» SHORT PROBLEM:
Nothing in the data should change when you return it, but leave the pictures out.

» AVAILABLE DATA:
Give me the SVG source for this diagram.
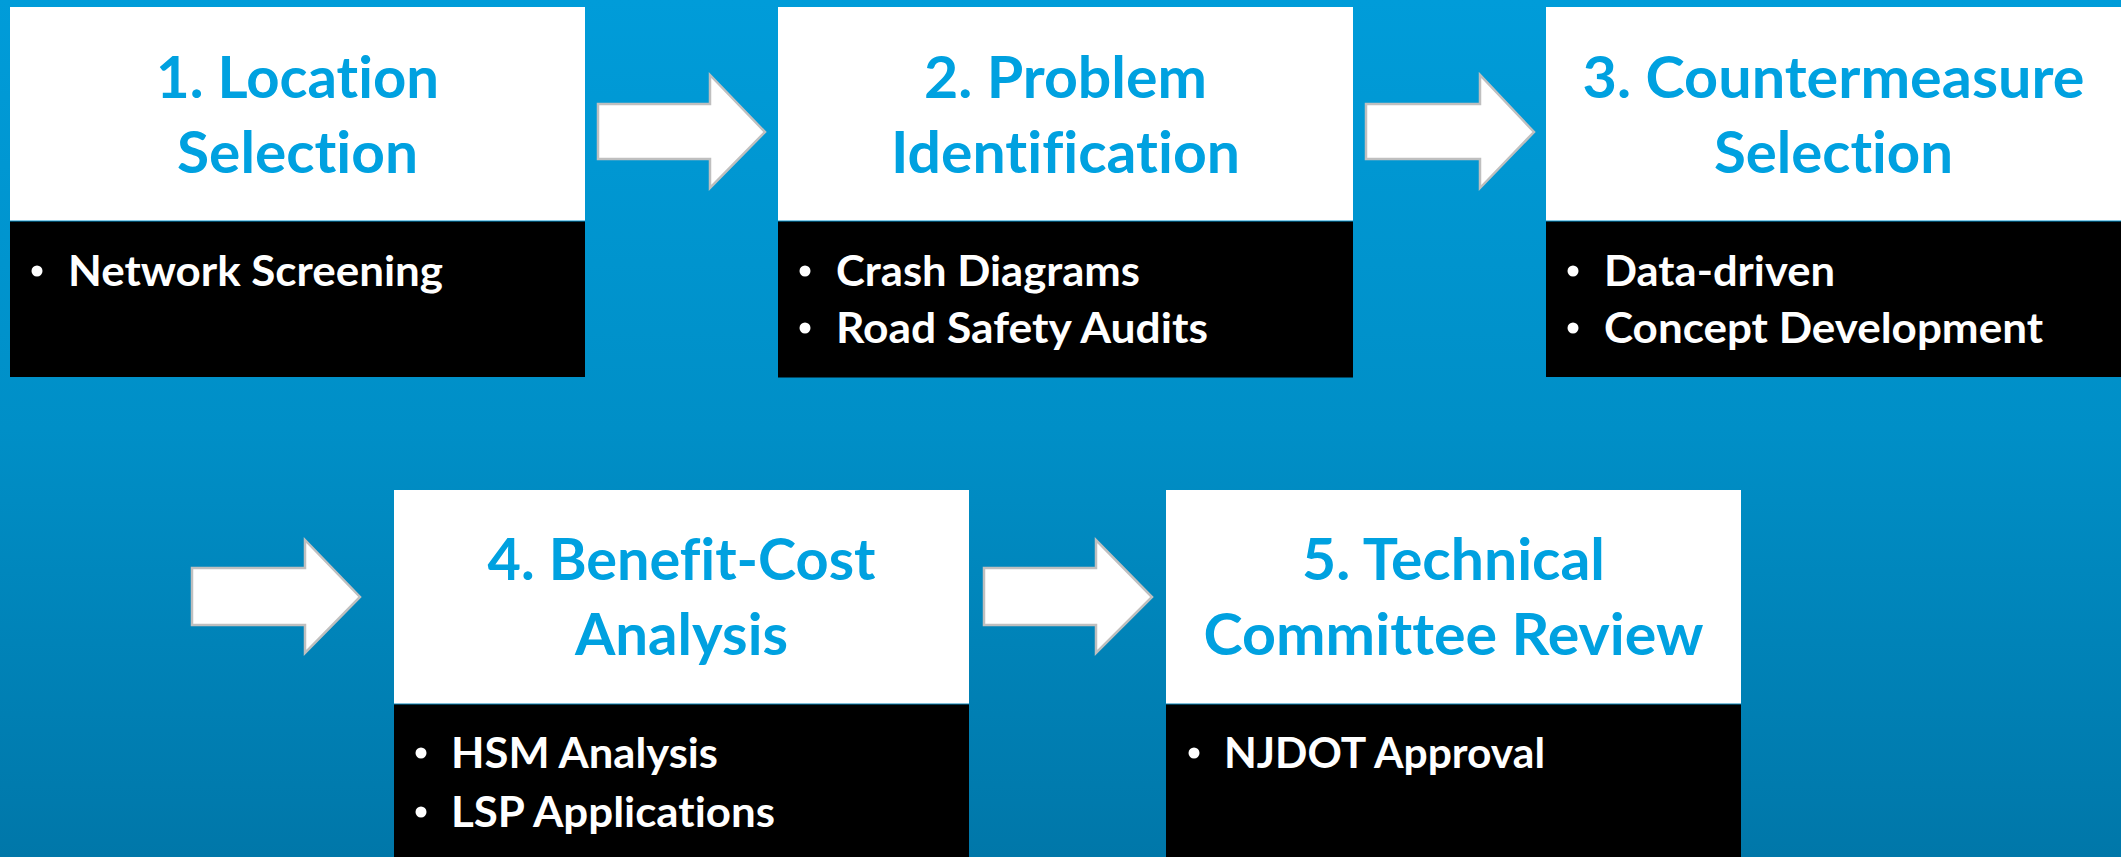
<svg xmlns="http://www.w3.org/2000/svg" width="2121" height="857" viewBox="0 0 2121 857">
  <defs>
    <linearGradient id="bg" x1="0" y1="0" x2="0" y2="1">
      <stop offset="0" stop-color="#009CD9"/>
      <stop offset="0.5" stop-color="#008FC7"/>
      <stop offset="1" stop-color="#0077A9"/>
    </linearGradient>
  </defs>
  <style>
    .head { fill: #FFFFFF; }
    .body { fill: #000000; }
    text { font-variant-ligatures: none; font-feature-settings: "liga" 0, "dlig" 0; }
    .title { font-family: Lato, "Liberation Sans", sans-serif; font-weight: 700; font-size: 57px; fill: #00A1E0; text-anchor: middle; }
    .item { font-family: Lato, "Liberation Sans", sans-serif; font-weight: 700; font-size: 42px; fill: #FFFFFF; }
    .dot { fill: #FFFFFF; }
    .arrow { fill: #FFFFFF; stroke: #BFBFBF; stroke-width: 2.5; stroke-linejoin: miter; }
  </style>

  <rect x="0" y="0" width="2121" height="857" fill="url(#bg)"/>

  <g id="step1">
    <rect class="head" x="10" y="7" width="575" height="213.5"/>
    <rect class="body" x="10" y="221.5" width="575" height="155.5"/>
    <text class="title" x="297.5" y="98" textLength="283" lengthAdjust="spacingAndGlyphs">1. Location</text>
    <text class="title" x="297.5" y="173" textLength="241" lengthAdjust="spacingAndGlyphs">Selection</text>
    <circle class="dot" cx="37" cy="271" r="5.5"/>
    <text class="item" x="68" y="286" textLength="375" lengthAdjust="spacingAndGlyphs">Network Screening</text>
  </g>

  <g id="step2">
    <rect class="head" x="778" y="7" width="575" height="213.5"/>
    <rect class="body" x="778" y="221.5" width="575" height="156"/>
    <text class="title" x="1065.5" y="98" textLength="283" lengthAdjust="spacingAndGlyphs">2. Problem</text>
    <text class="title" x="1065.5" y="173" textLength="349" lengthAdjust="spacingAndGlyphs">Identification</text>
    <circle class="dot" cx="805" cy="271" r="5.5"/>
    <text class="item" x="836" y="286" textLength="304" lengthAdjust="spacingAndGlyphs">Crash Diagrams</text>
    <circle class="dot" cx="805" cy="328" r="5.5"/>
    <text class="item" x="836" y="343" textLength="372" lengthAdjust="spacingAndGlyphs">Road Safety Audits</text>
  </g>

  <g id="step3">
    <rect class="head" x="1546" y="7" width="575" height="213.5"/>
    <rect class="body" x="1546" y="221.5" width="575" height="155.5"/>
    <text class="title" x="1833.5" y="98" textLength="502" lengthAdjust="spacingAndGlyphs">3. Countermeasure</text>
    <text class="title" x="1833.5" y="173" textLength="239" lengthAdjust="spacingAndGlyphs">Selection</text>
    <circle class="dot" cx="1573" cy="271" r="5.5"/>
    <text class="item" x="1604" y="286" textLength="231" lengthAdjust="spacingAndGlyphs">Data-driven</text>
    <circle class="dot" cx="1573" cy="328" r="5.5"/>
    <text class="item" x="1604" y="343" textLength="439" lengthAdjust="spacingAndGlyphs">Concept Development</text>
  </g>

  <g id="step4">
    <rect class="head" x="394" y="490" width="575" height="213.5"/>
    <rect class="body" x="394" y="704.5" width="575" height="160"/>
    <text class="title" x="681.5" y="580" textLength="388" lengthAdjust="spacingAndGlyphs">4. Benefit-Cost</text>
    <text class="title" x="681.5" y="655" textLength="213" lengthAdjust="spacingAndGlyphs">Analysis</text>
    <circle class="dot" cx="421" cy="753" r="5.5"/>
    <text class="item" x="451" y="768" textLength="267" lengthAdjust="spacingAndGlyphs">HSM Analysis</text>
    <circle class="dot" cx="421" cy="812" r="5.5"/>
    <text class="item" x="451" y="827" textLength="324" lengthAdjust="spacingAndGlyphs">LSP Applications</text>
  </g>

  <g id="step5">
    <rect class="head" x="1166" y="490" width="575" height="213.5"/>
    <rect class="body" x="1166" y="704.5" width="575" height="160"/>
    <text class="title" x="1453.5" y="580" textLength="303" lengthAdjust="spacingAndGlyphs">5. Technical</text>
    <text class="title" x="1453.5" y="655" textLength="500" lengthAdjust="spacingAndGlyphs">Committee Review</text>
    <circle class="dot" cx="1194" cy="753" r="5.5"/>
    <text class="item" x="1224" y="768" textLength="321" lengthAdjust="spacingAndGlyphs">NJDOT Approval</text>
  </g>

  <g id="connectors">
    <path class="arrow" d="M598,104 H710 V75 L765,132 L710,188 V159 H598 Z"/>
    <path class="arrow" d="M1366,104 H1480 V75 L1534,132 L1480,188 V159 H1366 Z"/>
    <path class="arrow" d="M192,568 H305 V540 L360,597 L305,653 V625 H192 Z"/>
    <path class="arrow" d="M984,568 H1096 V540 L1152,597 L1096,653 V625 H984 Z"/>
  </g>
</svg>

» TASK ANSWER:
Give me the SVG source for this diagram.
<svg xmlns="http://www.w3.org/2000/svg" width="2121" height="857" viewBox="0 0 2121 857">
  <defs>
    <linearGradient id="bg" x1="0" y1="0" x2="0" y2="1">
      <stop offset="0" stop-color="#009CD9"/>
      <stop offset="0.5" stop-color="#008FC7"/>
      <stop offset="1" stop-color="#0077A9"/>
    </linearGradient>
  </defs>
  <style>
    .head { fill: #FFFFFF; }
    .body { fill: #000000; }
    text { font-variant-ligatures: none; font-feature-settings: "liga" 0, "dlig" 0; }
    .title { font-family: Lato, "Liberation Sans", sans-serif; font-weight: 700; font-size: 57px; fill: #00A1E0; text-anchor: middle; }
    .item { font-family: Lato, "Liberation Sans", sans-serif; font-weight: 700; font-size: 42px; fill: #FFFFFF; }
    .dot { fill: #FFFFFF; }
    .arrow { fill: #FFFFFF; stroke: #BFBFBF; stroke-width: 2.5; stroke-linejoin: miter; }
  </style>

  <rect x="0" y="0" width="2121" height="857" fill="url(#bg)"/>

  <g id="step1">
    <rect class="head" x="10" y="7" width="575" height="213.5"/>
    <rect class="body" x="10" y="221.5" width="575" height="155.5"/>
    <text class="title" x="297.5" y="98" textLength="283" lengthAdjust="spacingAndGlyphs">1. Location</text>
    <text class="title" x="297.5" y="173" textLength="241" lengthAdjust="spacingAndGlyphs">Selection</text>
    <circle class="dot" cx="37" cy="271" r="5.5"/>
    <text class="item" x="68" y="286" textLength="375" lengthAdjust="spacingAndGlyphs">Network Screening</text>
  </g>

  <g id="step2">
    <rect class="head" x="778" y="7" width="575" height="213.5"/>
    <rect class="body" x="778" y="221.5" width="575" height="156"/>
    <text class="title" x="1065.5" y="98" textLength="283" lengthAdjust="spacingAndGlyphs">2. Problem</text>
    <text class="title" x="1065.5" y="173" textLength="349" lengthAdjust="spacingAndGlyphs">Identification</text>
    <circle class="dot" cx="805" cy="271" r="5.5"/>
    <text class="item" x="836" y="286" textLength="304" lengthAdjust="spacingAndGlyphs">Crash Diagrams</text>
    <circle class="dot" cx="805" cy="328" r="5.5"/>
    <text class="item" x="836" y="343" textLength="372" lengthAdjust="spacingAndGlyphs">Road Safety Audits</text>
  </g>

  <g id="step3">
    <rect class="head" x="1546" y="7" width="575" height="213.5"/>
    <rect class="body" x="1546" y="221.5" width="575" height="155.5"/>
    <text class="title" x="1833.5" y="98" textLength="502" lengthAdjust="spacingAndGlyphs">3. Countermeasure</text>
    <text class="title" x="1833.5" y="173" textLength="239" lengthAdjust="spacingAndGlyphs">Selection</text>
    <circle class="dot" cx="1573" cy="271" r="5.5"/>
    <text class="item" x="1604" y="286" textLength="231" lengthAdjust="spacingAndGlyphs">Data-driven</text>
    <circle class="dot" cx="1573" cy="328" r="5.5"/>
    <text class="item" x="1604" y="343" textLength="439" lengthAdjust="spacingAndGlyphs">Concept Development</text>
  </g>

  <g id="step4">
    <rect class="head" x="394" y="490" width="575" height="213.5"/>
    <rect class="body" x="394" y="704.5" width="575" height="160"/>
    <text class="title" x="681.5" y="580" textLength="388" lengthAdjust="spacingAndGlyphs">4. Benefit-Cost</text>
    <text class="title" x="681.5" y="655" textLength="213" lengthAdjust="spacingAndGlyphs">Analysis</text>
    <circle class="dot" cx="421" cy="753" r="5.5"/>
    <text class="item" x="451" y="768" textLength="267" lengthAdjust="spacingAndGlyphs">HSM Analysis</text>
    <circle class="dot" cx="421" cy="812" r="5.5"/>
    <text class="item" x="451" y="827" textLength="324" lengthAdjust="spacingAndGlyphs">LSP Applications</text>
  </g>

  <g id="step5">
    <rect class="head" x="1166" y="490" width="575" height="213.5"/>
    <rect class="body" x="1166" y="704.5" width="575" height="160"/>
    <text class="title" x="1453.5" y="580" textLength="303" lengthAdjust="spacingAndGlyphs">5. Technical</text>
    <text class="title" x="1453.5" y="655" textLength="500" lengthAdjust="spacingAndGlyphs">Committee Review</text>
    <circle class="dot" cx="1194" cy="753" r="5.5"/>
    <text class="item" x="1224" y="768" textLength="321" lengthAdjust="spacingAndGlyphs">NJDOT Approval</text>
  </g>

  <g id="connectors">
    <path class="arrow" d="M598,104 H710 V75 L765,132 L710,188 V159 H598 Z"/>
    <path class="arrow" d="M1366,104 H1480 V75 L1534,132 L1480,188 V159 H1366 Z"/>
    <path class="arrow" d="M192,568 H305 V540 L360,597 L305,653 V625 H192 Z"/>
    <path class="arrow" d="M984,568 H1096 V540 L1152,597 L1096,653 V625 H984 Z"/>
  </g>
</svg>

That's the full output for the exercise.